Thomas Laueur at Amherst College
Laqueur specializes in the cultural history of the body. Students in the class talked about how people have both vilified and memorialized Holocaust victims and those who died of AIDS. Photo by Maria Stenzel

Why do we create memorials, and why do they resonate?

Historian Thomas W. Laqueur posed these questions on a Tuesday in early October to students in Professor Natasha Staller’s class “Witches, Vampires and Other Monsters.” The upper-level art history course explores cultural connotations of “the monstrous” and how people imagine evil. 

Staller invited Laqueur to her class as part of the Phi Beta Kappa Society’s Visiting Scholars Program, in which undergraduates meet and exchange ideas with scholars in the arts and humanities. Laqueur, who specializes in the cultural history of the body, led a discussion with students about Holocaust memorials and the AIDS Memorial Quilt—and, more generally, about how and why the living remember and honor the dead.

In preparation, Staller’s students watched Common Threads: Stories from the Quilt, a 1989 documentary about the AIDS quilt. They also read Laqueur’s review of the 1996 book French Children of the Holocaust: A Memorial, edited by Serge Klarsfeld.

The class conversation on Oct. 3 explored both the vilification and the memorialization of Jews who died in the Holocaust and people who died of AIDS in the 1980s. “Like the witches we studied earlier,” Staller says, “they were despised and demonized by many in society, who believed they deserved every punishment and a hideous death.”

Laqueur suggested that memorials like the quilt, with its 48,000 panels commemorating people who died of AIDS, can change historical narratives: those who died were able to increase awareness of “a terrible disease that no one was really paying attention to at the time.”

One student wondered aloud to her classmates about the intention behind memorials, asking, “Are they for families and descendants, or a way to remember and not repeat history?”

Another spoke of the ways in which memorials feature people’s names. “I once saw a memorial where families were grouped together, which gave immense context to understanding the significance of these deaths,” he said, “whereas a memorial of seemingly endless names feels more about the totality.”

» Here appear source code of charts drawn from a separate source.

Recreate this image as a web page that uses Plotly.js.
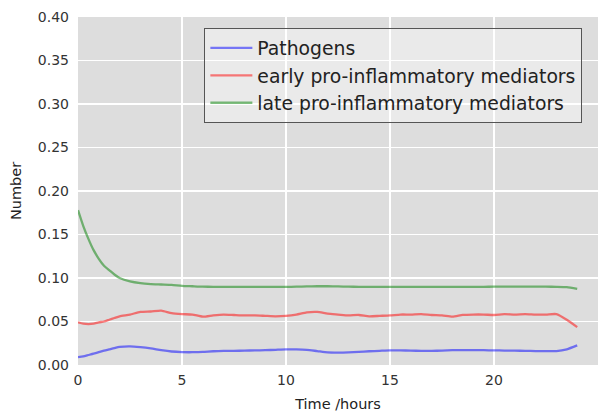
<!DOCTYPE html>
<html>
<head>
<meta charset="utf-8">
<script src="https://cdn.plot.ly/plotly-3.0.1.min.js"></script>
<style>
  html, body { margin: 0; padding: 0; background: #ffffff; }
  #chart { width: 605px; height: 412px; }
</style>
</head>
<body>
<div id="chart"></div>
<script>
// Time points (hours)
const timeHours = [0, 0.25, 0.5, 0.75, 1, 1.25, 1.5, 1.75, 2, 2.5, 3, 3.5, 4, 4.5, 5, 5.5, 6, 6.5, 7, 7.5, 8, 8.5, 9, 9.5, 10, 10.5, 11, 11.5, 12, 12.5, 13, 13.5, 14, 14.5, 15, 15.5, 16, 16.5, 17, 17.5, 18, 18.5, 19, 19.5, 20, 20.5, 21, 21.5, 22, 22.5, 23, 23.5, 24];

// Pathogen level
const pathogens = [0.009, 0.010, 0.0115, 0.013, 0.0148, 0.0165, 0.018, 0.0195, 0.0208, 0.0215, 0.0205, 0.019, 0.017, 0.0155, 0.0148, 0.0147, 0.015, 0.0158, 0.0162, 0.0163, 0.0165, 0.0168, 0.017, 0.0175, 0.018, 0.018, 0.0175, 0.016, 0.0145, 0.0143, 0.0145, 0.015, 0.0158, 0.0163, 0.0168, 0.0168, 0.0165, 0.0163, 0.0163, 0.0165, 0.017, 0.0172, 0.0172, 0.017, 0.0168, 0.0166, 0.0165, 0.0163, 0.016, 0.016, 0.016, 0.018, 0.0225];

// Early pro-inflammatory mediators
const earlyMediators = [0.049, 0.0475, 0.047, 0.0475, 0.049, 0.050, 0.052, 0.054, 0.056, 0.058, 0.061, 0.0615, 0.0625, 0.0595, 0.0585, 0.058, 0.0555, 0.057, 0.058, 0.0575, 0.057, 0.057, 0.0565, 0.056, 0.0565, 0.058, 0.0605, 0.061, 0.059, 0.058, 0.057, 0.0575, 0.056, 0.0565, 0.057, 0.058, 0.058, 0.0585, 0.0575, 0.057, 0.0555, 0.0575, 0.058, 0.058, 0.0575, 0.0585, 0.058, 0.0585, 0.058, 0.058, 0.0585, 0.052, 0.0435];

// Late pro-inflammatory mediators
const lateMediators = [0.178, 0.160, 0.145, 0.132, 0.122, 0.114, 0.109, 0.104, 0.100, 0.096, 0.094, 0.093, 0.0925, 0.092, 0.091, 0.0905, 0.090, 0.0899, 0.0898, 0.0898, 0.0898, 0.0898, 0.0898, 0.0898, 0.0898, 0.0900, 0.0903, 0.0905, 0.0905, 0.0903, 0.0900, 0.0899, 0.0898, 0.0897, 0.0897, 0.0898, 0.0898, 0.0899, 0.0899, 0.0899, 0.0899, 0.0899, 0.0899, 0.0899, 0.0900, 0.0900, 0.0900, 0.0900, 0.0900, 0.0900, 0.0899, 0.0895, 0.0875];

const seriesNames = ['Pathogens', 'early pro-inflammatory mediators', 'late pro-inflammatory mediators'];
const xTicks = [0, 5, 10, 15, 20, 25];
const yTicks = [0, 0.05, 0.10, 0.15, 0.20, 0.25, 0.30, 0.35, 0.40];

const lineColors = ['rgba(0,0,255,0.5)', 'rgba(255,0,0,0.5)', 'rgba(0,128,0,0.5)'];
const values = [pathogens, earlyMediators, lateMediators];

const traces = values.map((v, i) => ({
  x: timeHours,
  y: v,
  type: 'scatter',
  mode: 'lines',
  name: seriesNames[i],
  line: { color: lineColors[i], width: 2.3, shape: 'spline', smoothing: 0.6 }
}));

const font = 'DejaVu Sans, sans-serif';

const layout = {
  width: 605,
  height: 412,
  margin: { l: 78, r: 7, t: 17, b: 47 },
  paper_bgcolor: '#ffffff',
  plot_bgcolor: '#dddddd',
  font: { family: font, color: '#333333', size: 14 },
  showlegend: true,
  legend: {
    x: 0.243, y: 0.968, xanchor: 'left', yanchor: 'top',
    bgcolor: 'rgba(255,255,255,0.4)',
    bordercolor: '#555555',
    borderwidth: 1,
    font: { family: font, size: 18.8, color: '#222222' },
    itemwidth: 42
  },
  xaxis: {
    range: [0, 25],
    tickvals: xTicks,
    ticktext: xTicks.map(String),
    showgrid: true, gridcolor: '#ffffff', gridwidth: 1.8,
    zeroline: false, showline: false, ticks: '',
    ticklabelstandoff: 5,
    tickfont: { family: font, size: 14, color: '#333333' },
    title: { text: 'Time /hours', font: { family: font, size: 14.5, color: '#222222' }, standoff: 12 }
  },
  yaxis: {
    range: [0, 0.4],
    tickvals: yTicks,
    ticktext: yTicks.map(v => v.toFixed(2)),
    showgrid: true, gridcolor: '#ffffff', gridwidth: 1.8,
    zeroline: false, showline: false, ticks: '',
    ticklabelstandoff: 8,
    tickfont: { family: font, size: 14, color: '#333333' },
    title: { text: 'Number', font: { family: font, size: 14.5, color: '#222222' }, standoff: 12 }
  }
};

Plotly.newPlot('chart', traces, layout, { displayModeBar: false, staticPlot: true });
</script>
</body>
</html>
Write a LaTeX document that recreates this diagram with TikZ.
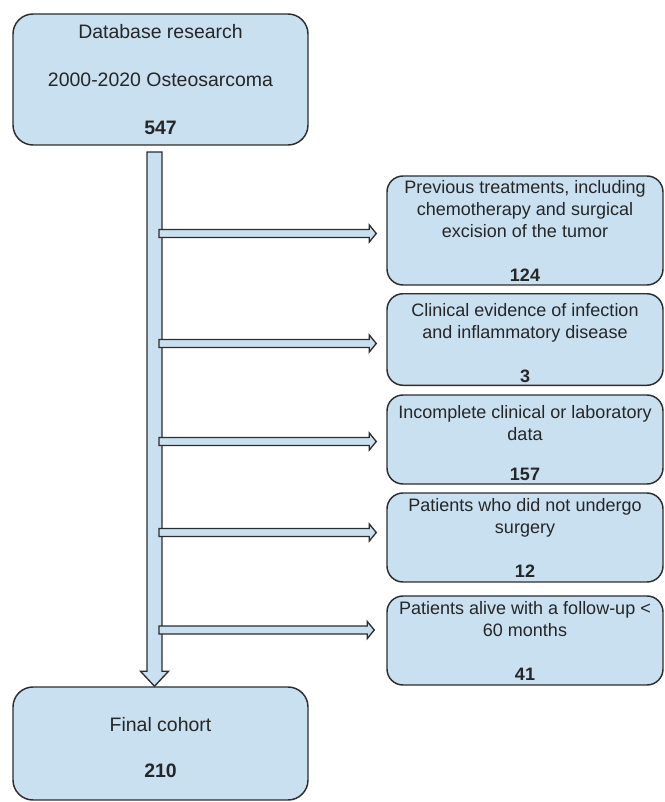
\documentclass[tikz,border=0pt]{standalone}
\usepackage{fontspec}
\setmainfont{Liberation Sans}
\usetikzlibrary{calc}

\definecolor{boxfill}{RGB}{201,224,241}
\definecolor{boxline}{RGB}{45,45,45}

\tikzset{every picture/.style={line width=1.1pt}}
\tikzset{
  flowbox/.style={draw=boxline, fill=boxfill, align=center, inner sep=2pt, text=black!85},
  bigbox/.style={flowbox, rounded corners=15pt, minimum width=221.25pt, font=\fontsize{14.6}{17.5}\selectfont},
  sidebox/.style={flowbox, rounded corners=12pt, minimum width=207pt, minimum height=66.75pt, font=\fontsize{13.5}{16.5}\selectfont},
  blockarrow/.style={draw=boxline, fill=boxfill, line join=miter, line width=1pt}
}

% fat arrow, left to right (start and tip on one level)
\newcommand{\blockright}[2]{%
  \draw[blockarrow] ($(#1)+(0,-4)$) -- ($(#2)+(-7,-4)$) -- ($(#2)+(-7,-8.5)$) -- (#2)
    -- ($(#2)+(-7,8.5)$) -- ($(#2)+(-7,4)$) -- ($(#1)+(0,4)$) -- cycle ;}
% fat arrow, top to bottom (start and tip in one column)
\newcommand{\blockdown}[2]{%
  \draw[blockarrow] ($(#1)+(-7.5,0)$) -- ($(#2)+(-7.5,-15)$) -- ($(#2)+(-14,-15)$) -- (#2)
    -- ($(#2)+(14,-15)$) -- ($(#2)+(7.5,-15)$) -- ($(#1)+(7.5,0)$) -- cycle ;}

\begin{document}
\begin{tikzpicture}[x=0.75pt,y=0.75pt,yscale=-1,xscale=1]
\useasboundingbox (0,0) rectangle (664,802);

%Shape: Rounded Rect [id:db]
\node[bigbox, minimum height=98.25pt] (db) at (160.5,79.5)
  {Database research\\[18.5pt]2000-2020 Osteosarcoma\\[18.5pt]\textbf{547}};
%Shape: Rounded Rect [id:final]
\node[bigbox, minimum height=84.75pt] (final) at (160.5,743.5)
  {\rule{0pt}{17pt}Final cohort\\[17pt]\textbf{210}};

%Shape: Rounded Rect [id:prev]
\node[sidebox, minimum height=81.75pt] (prev) at (525,230.5)
  {Previous treatments, including\\chemotherapy and surgical\\excision of the tumor\\[16.5pt]\textbf{124}};
%Shape: Rounded Rect [id:infect]
\node[sidebox] (infect) at (525,339.5)
  {\rule{0pt}{15pt}Clinical evidence of infection\\and inflammatory disease\\[16.5pt]\textbf{3}};
%Shape: Rounded Rect [id:incomp]
\node[sidebox] (incomp) at (525,439.5)
  {\rule{0pt}{15pt}Incomplete clinical or laboratory\\data\\[14pt]\textbf{157}};
%Shape: Rounded Rect [id:nosurg]
\node[sidebox] (nosurg) at (525,537.5)
  {Patients who did not undergo\\surgery\\[16.5pt]\textbf{12}};
%Shape: Rounded Rect [id:alive]
\node[sidebox] (alive) at (525,640.5)
  {Patients alive with a follow-up <\\60 months\\[16.5pt]\textbf{41}};

%Block Arrow [id:trunk]
\coordinate (trunk) at (154.5,152);
\coordinate (trunkend) at (trunk |- final.north);
\blockdown{trunk}{trunkend}

%Block Arrows to the side boxes
\coordinate (s1) at (159,233.5);
\coordinate (s2) at (159,343.5);
\coordinate (s3) at (159,441.5);
\coordinate (s4) at (159,532.5);
\coordinate (s5) at (159,630);
\coordinate (e1) at ($(s1 -| prev.west)+(-10,0)$);
\coordinate (e2) at ($(s2 -| infect.west)+(-10,0)$);
\coordinate (e3) at ($(s3 -| incomp.west)+(-10,0)$);
\coordinate (e4) at ($(s4 -| nosurg.west)+(-10,0)$);
\coordinate (e5) at ($(s5 -| alive.west)+(-12,0)$);
\blockright{s1}{e1}
\blockright{s2}{e2}
\blockright{s3}{e3}
\blockright{s4}{e4}
\blockright{s5}{e5}

\end{tikzpicture}
\end{document}
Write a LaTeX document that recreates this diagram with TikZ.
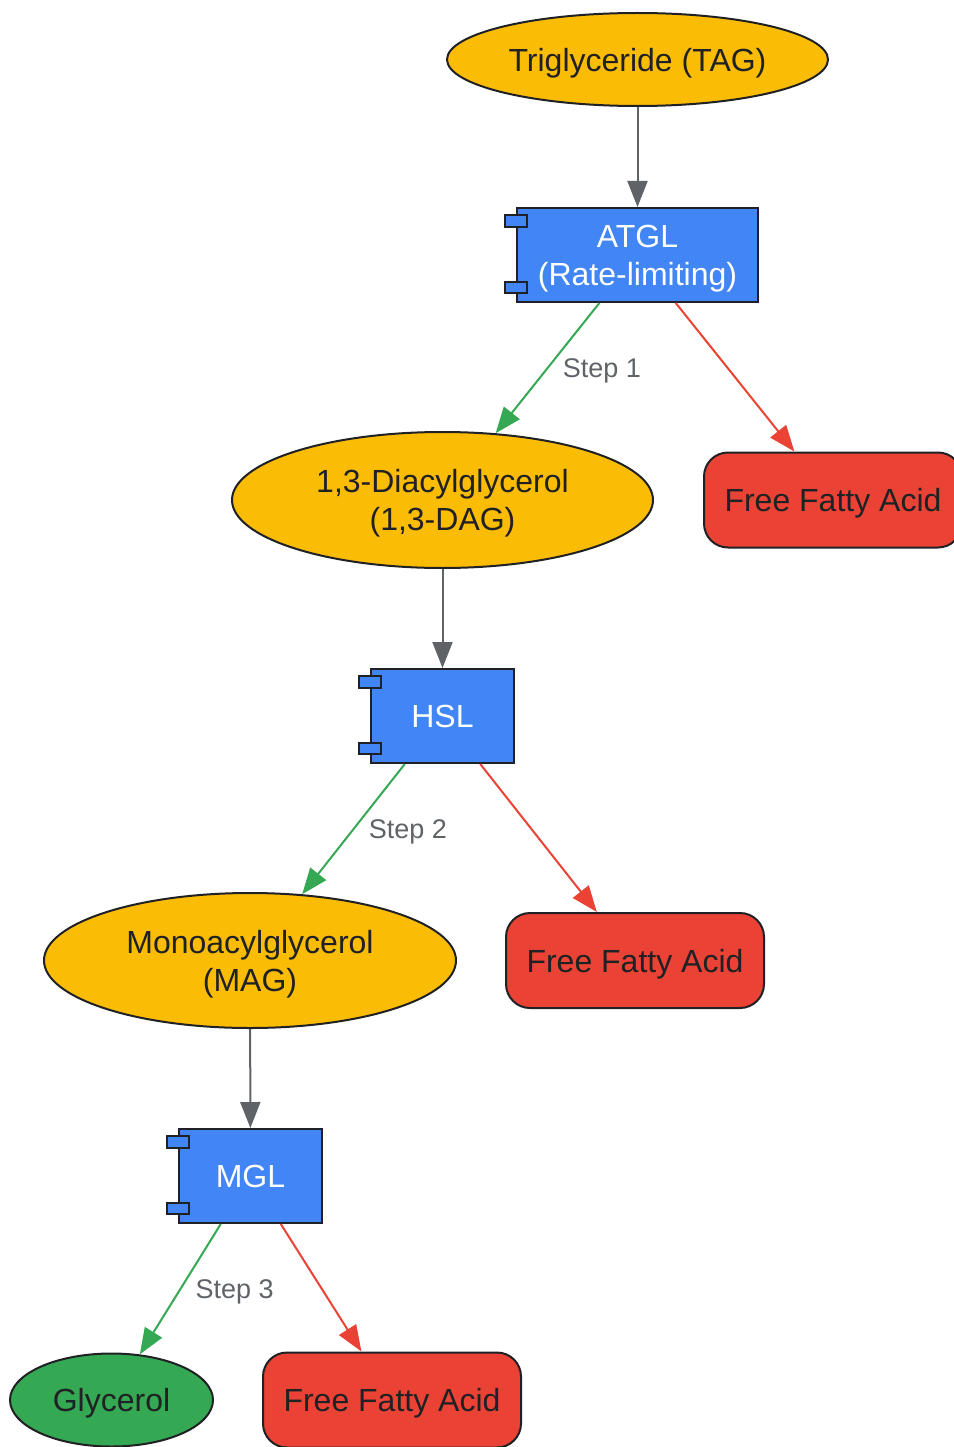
\documentclass[tikz,border=0pt]{standalone}
\usepackage{fontspec}
\setmainfont{Liberation Sans}
\usetikzlibrary{arrows.meta,shapes.geometric}

\definecolor{tagyellow}{HTML}{FBBC05}
\definecolor{enzblue}{HTML}{4285F4}
\definecolor{ffared}{HTML}{EA4335}
\definecolor{glygreen}{HTML}{34A853}
\definecolor{linegray}{HTML}{5F6368}
\definecolor{inkdark}{HTML}{202124}

\tikzset{
  lipid/.style={ellipse, draw=inkdark, line width=2pt, fill=tagyellow, text=inkdark, align=center, inner sep=0pt, text depth=0pt},
  enzyme/.style={rectangle, draw=inkdark, line width=2pt, fill=enzblue, text=white, align=center, inner sep=0pt, text depth=0pt, minimum height=94pt},
  fattyacid/.style={rectangle, rounded corners=24pt, draw=inkdark, line width=2pt, fill=ffared, text=inkdark, inner sep=0pt, text depth=0pt, minimum width=258pt, minimum height=95pt},
  flow/.style={draw=linegray, line width=2pt, -{Triangle[length=26pt,width=20pt]}},
  cleave/.style={draw=glygreen, line width=2pt, -{Triangle[length=26pt,width=20pt]}},
  release/.style={draw=ffared, line width=2pt, -{Triangle[length=26pt,width=20pt]}},
  steplabel/.style={midway, right=11pt, text=linegray, text depth=0pt, font=\fontsize{27}{32}\selectfont}
}

% the two small tabs on the left side of an enzyme box
\newcommand{\comptabs}[1]{%
  \draw[draw=inkdark, line width=2pt, fill=enzblue] ([xshift=-11pt,yshift=-8pt]#1.north west) rectangle ([xshift=11pt,yshift=-20pt]#1.north west);
  \draw[draw=inkdark, line width=2pt, fill=enzblue] ([xshift=-11pt,yshift=10pt]#1.south west) rectangle ([xshift=11pt,yshift=21pt]#1.south west);
}

\begin{document}
\begin{tikzpicture}[x=1pt, y=-1pt, font=\fontsize{32}{38}\selectfont]
  \useasboundingbox (0,0) rectangle (953,1447);

  % substrates
  \node[lipid, minimum width=381pt, minimum height=93pt] (tag) at (637.5,59.5) {Triglyceride (TAG)};
  \node[lipid, minimum width=421pt, minimum height=136pt] (dag) at (442.5,500) {1,3-Diacylglycerol\\(1,3-DAG)};
  \node[lipid, minimum width=412pt, minimum height=135pt] (mag) at (250,960.5) {Monoacylglycerol\\(MAG)};
  \node[lipid, fill=glygreen, minimum width=203pt, minimum height=93pt] (gly) at (111.5,1400) {Glycerol};

  % enzymes
  \node[enzyme, minimum width=241pt] (atgl) at (637.5,255) {ATGL\\(Rate-limiting)};
  \node[enzyme, minimum width=143pt] (hsl) at (442.5,716) {HSL};
  \node[enzyme, minimum width=143pt] (mgl) at (250.5,1176) {MGL};
  \comptabs{atgl}
  \comptabs{hsl}
  \comptabs{mgl}

  % released fatty acids
  \node[fattyacid] (ffaA) at (833,500) {Free Fatty Acid};
  \node[fattyacid] (ffaB) at (635,960.5) {Free Fatty Acid};
  \node[fattyacid] (ffaC) at (392,1400) {Free Fatty Acid};

  % edges
  \draw[flow] (tag) -- (atgl);
  \draw[cleave] (atgl) -- node[steplabel] {Step 1} (dag);
  \draw[release] (atgl) -- (ffaA);

  \draw[flow] (dag) -- (hsl);
  \draw[cleave] (hsl) -- node[steplabel] {Step 2} (mag);
  \draw[release] (hsl) -- (ffaB);

  \draw[flow] (mag) -- (mgl);
  \draw[cleave] (mgl) -- node[steplabel] {Step 3} (gly);
  \draw[release] (mgl) -- (ffaC);
\end{tikzpicture}
\end{document}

The day after the class, Laqueur expanded on his ideas in a public lecture. He said caring for and remembering the dead can help us feel closer to them. Paraphrasing art critic Dave Hickey, he compared the notion of feeling close to the dead to watching a magician perform: 

“If what magicians did were in fact real, we would lose interest,” Laqueur said. “We take pleasure in seeing the impossible appear possible, and the invisible appear visible.” Feeling closer to those who’ve died, he said, “is magic we can believe in.”